Name History (Mt. Oxford)



Title: Naming of Mt. Oxford

Entered by: 14erFred

Added: 5/17/2010, Last Updated: 5/17/2010

Sources: Borneman, W.R., & Lampert, L.J. (1978). A climbing guide to Colorado's Fourteeners. Boulder, CO: Pruett Publishing Company. Eberhart, P., & Schmuck, P. (1970). The Fourteeners: Colorado's great mountains. Chicago: The Swallow Press. Hart, J.L.J. (1977). Fourteen thousand feet: A history of the naming and early ascents of the high Colorado peaks (Second Edition). Denver, CO: The Colorado Mountain Club.
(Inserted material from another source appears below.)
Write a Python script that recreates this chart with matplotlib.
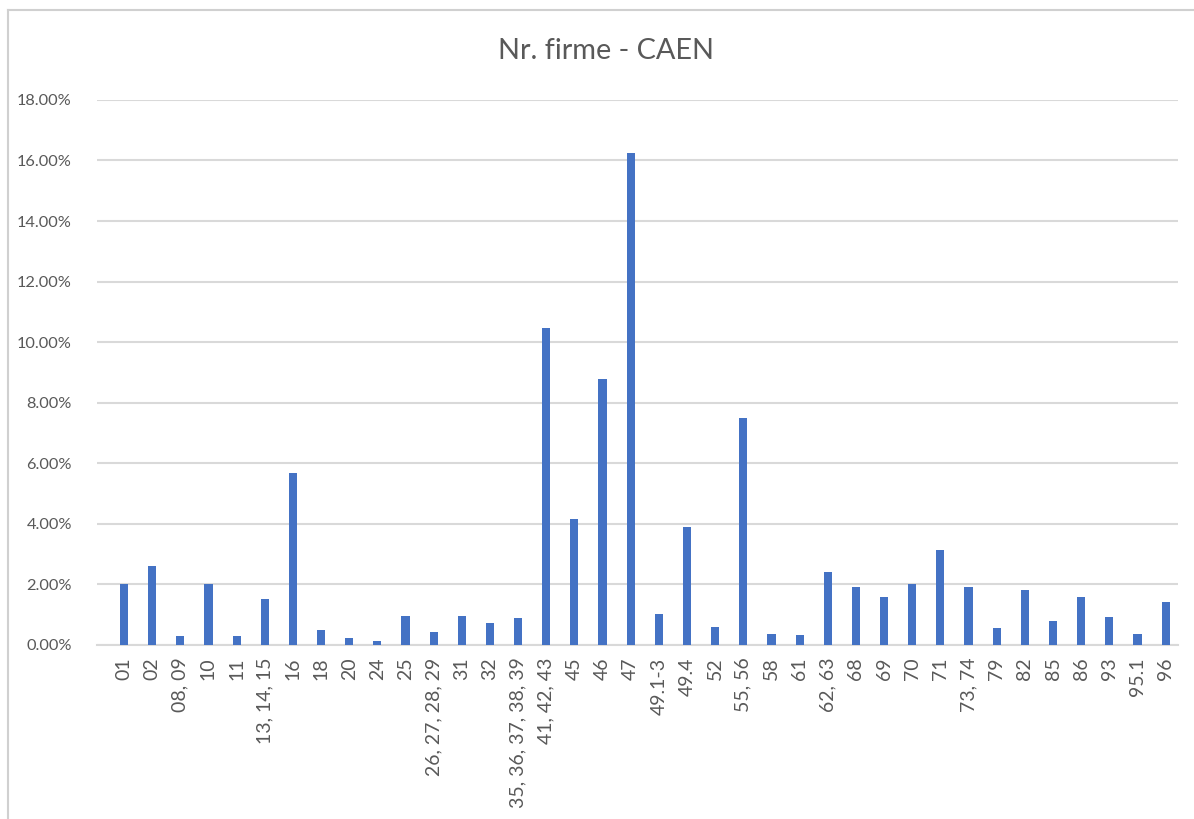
import matplotlib.pyplot as plt
from matplotlib.ticker import PercentFormatter
from matplotlib.lines import Line2D

# CAEN codes and share of companies (%)
caen_codes = ["01", "02", "08, 09", "10", "11", "13, 14, 15", "16", "18", "20", "24",
              "25", "26, 27, 28, 29", "31", "32", "35, 36, 37, 38, 39", "41, 42, 43",
              "45", "46", "47", "49.1-3", "49.4", "52", "55, 56", "58", "61", "62, 63",
              "68", "69", "70", "71", "73, 74", "79", "82", "85", "86", "93", "95.1", "96"]
share_pct = [2.02, 2.60, 0.30, 2.00, 0.30, 1.52, 5.68, 0.50, 0.23, 0.12,
             0.96, 0.43, 0.96, 0.72, 0.89, 10.46,
             4.16, 8.78, 16.24, 1.02, 3.90, 0.58, 7.49, 0.35, 0.32, 2.41,
             1.91, 1.60, 2.02, 3.13, 1.91, 0.57, 1.80, 0.80, 1.60, 0.92, 0.35, 1.42]

text_color = "#595959"
plt.rcParams["font.family"] = ["Lato", "DejaVu Sans"]

fig = plt.figure(figsize=(11.94, 8.19), dpi=100)
ax = fig.add_axes([0.0812, 0.2125, 0.9054, 0.6655])

x = range(len(caen_codes))
ax.bar(x, [v / 100 for v in share_pct], width=0.29, color="#4472C4", zorder=3)

ax.set_ylim(0, 0.18)
ax.set_yticks([i / 100 for i in range(0, 19, 2)])
ax.yaxis.set_major_formatter(PercentFormatter(1.0, decimals=2))
# plot area is a bit wider on the left than on the right, like the original
ax.set_xlim(-0.96, len(caen_codes) - 0.56)
ax.set_xticks(list(x))
ax.set_xticklabels(caen_codes, rotation=90)

ax.grid(axis="y", color="#D9D9D9", linewidth=1.5, zorder=0)
for side in ["top", "right", "left"]:
    ax.spines[side].set_visible(False)
ax.spines["bottom"].set_color("#D9D9D9")
ax.spines["bottom"].set_linewidth(1.5)
ax.tick_params(axis="both", length=0, colors=text_color)
ax.tick_params(axis="y", pad=18, labelsize=11.8)
ax.tick_params(axis="x", pad=9, labelsize=14)

fig.text(0.5075, 0.938, "Nr. firme - CAEN", ha="center", va="center",
         fontsize=20.8, color=text_color)

# chart frame (only top and left edges are visible in the crop)
fig.add_artist(Line2D([0.0067, 1.0], [0.988, 0.988], transform=fig.transFigure,
                      color="#D0D0D0", linewidth=1.5))
fig.add_artist(Line2D([0.0067, 0.0067], [0.0, 0.988], transform=fig.transFigure,
                      color="#D0D0D0", linewidth=1.5))

plt.savefig("out.png", dpi=100)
This mountain is one of a group of five Collegiate Peak 14ers in the south central Sawatch Range of the Colorado Rockies that also includes Harvard, Princeton, Yale, and Columbia. In 1925, Stephen Hart and Albert Ellingwood first attracted attention to this unnamed summit when they hauled surveying instruments to the summits of Harvard and Columbia to confirm the mountain's 14,000-foot- plus elevation. Then in completing the landmark 1925 first edition of his history of the Colorado 14ers, John L. Jerome Hart (Stephen Hart's brother) discovered that this mountain had never been named. Accordingly, he christened the peak "Mt. Oxford," in keeping with the tradition of naming Collegiate Peak 14ers after institutions of higher education, and in honor of the imminent London university that both his brother and Ellingwood had attended (Hart, 1977, p. 19). Oxford was the last of the Collegiate Peak 14ers to be named.